From steel, half an inch in diameter, cut a shaft five inches long. Have it turned down smaller at one end for three-eighths of an inch, and at the other end for a distance of one inch and a half, as shown at Fig. 23. This is for the armature, and it should fit between D and G in Fig. 21, and should revolve easily in the holes cut to receive it in both straps, with not more than one-eighth of an inch play forward or backward. The long, projecting end should be at the rear, and should extend beyond strip D for three-quarters of an inch, so that the driving-pulley can be made fast to it.
The armature is made up of segments or laminations of soft iron and insulated copper wire.

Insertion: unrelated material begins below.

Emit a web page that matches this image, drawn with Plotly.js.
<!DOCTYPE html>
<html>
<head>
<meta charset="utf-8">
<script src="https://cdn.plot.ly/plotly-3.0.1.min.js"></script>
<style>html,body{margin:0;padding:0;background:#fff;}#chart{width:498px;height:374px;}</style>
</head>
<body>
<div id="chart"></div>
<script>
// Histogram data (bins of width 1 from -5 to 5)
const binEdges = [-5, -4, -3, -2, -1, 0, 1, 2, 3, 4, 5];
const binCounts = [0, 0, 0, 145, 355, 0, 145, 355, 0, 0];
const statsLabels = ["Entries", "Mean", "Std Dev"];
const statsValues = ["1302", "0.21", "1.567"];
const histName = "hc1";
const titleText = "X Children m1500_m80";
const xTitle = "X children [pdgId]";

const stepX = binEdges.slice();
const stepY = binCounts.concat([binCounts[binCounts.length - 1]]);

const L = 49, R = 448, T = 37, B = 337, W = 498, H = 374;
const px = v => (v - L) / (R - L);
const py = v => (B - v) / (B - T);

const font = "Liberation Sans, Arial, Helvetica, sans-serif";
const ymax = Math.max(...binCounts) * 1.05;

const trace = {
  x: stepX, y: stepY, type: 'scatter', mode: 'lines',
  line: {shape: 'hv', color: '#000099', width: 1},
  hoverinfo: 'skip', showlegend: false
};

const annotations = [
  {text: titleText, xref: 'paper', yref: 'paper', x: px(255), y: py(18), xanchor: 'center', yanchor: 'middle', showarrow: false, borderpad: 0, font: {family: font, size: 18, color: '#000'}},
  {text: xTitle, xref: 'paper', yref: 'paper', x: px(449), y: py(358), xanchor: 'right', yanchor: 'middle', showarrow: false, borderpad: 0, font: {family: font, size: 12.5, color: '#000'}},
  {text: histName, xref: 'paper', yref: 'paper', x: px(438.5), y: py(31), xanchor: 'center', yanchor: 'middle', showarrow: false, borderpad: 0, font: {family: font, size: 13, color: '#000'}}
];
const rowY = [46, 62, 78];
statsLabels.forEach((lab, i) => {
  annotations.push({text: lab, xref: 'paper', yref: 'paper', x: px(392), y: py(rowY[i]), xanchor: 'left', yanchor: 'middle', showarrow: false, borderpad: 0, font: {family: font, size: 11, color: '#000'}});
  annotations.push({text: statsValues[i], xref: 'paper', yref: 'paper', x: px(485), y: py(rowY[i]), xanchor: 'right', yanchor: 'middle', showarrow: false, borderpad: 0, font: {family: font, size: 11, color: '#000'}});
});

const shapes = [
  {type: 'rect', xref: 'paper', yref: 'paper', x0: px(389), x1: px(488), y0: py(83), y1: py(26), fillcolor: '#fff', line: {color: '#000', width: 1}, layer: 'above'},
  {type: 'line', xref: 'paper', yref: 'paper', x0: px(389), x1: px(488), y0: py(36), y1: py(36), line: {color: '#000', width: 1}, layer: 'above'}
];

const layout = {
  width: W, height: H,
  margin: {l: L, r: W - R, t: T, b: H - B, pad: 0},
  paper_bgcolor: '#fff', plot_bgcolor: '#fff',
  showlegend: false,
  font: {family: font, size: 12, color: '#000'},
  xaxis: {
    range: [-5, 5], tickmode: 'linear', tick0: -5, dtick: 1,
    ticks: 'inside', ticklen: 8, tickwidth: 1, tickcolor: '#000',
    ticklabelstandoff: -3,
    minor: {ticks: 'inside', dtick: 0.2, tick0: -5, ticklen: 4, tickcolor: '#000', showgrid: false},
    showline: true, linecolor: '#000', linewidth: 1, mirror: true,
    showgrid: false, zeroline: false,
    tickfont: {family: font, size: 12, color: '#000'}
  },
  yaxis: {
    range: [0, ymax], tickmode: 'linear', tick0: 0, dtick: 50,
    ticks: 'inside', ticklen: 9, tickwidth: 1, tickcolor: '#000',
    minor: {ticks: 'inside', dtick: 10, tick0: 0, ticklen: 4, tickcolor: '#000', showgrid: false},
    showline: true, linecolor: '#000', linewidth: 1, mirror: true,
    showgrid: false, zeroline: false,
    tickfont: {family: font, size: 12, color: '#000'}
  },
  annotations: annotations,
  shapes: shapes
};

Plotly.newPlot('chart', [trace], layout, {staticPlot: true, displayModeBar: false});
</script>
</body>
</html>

The laminated armature works much better than does the solid metal ring or lug, and a pattern may be made from a piece of tin from which all the sections can be cut. With a compass, strike a two-inch circle on a clear piece of tin; then mark it off, as shown at Fig. 24, and cut it out with shears. The hole at the centre of the pattern need not be bored, but a small pinhole should be made so that a centre-punch can be used to indicate the middle of each plate for subsequent perforation. Ordinary soft band iron may be employed for this purpose, and the sections should not be more than one-sixteenth of an inch in thickness.
It will take some time to cut out the required number of pieces for this small armature. When they are all ready they should be slipped over the shaft, and if they have been properly matched and cut, they should appear as a solid body, one inch and a half long.
Arrange these laminations on the armature shaft so that when the shaft is in position the mass of iron will be within the lugs of the field-magnets. The holes through the iron plate should be so snug as to call for some driving to put them in place. Each disk of iron should be given a coat of shellac to insulate it, and between each piece there should be a thin cardboard or stout paper separator to keep the disks apart. These paper washers should be dipped in hot paraffine, or thick shellac may be used to obtain a good sticking effect and so solidify the laminations into a compact mass. When this operation is completed the armature core should appear as shown in Fig. 25.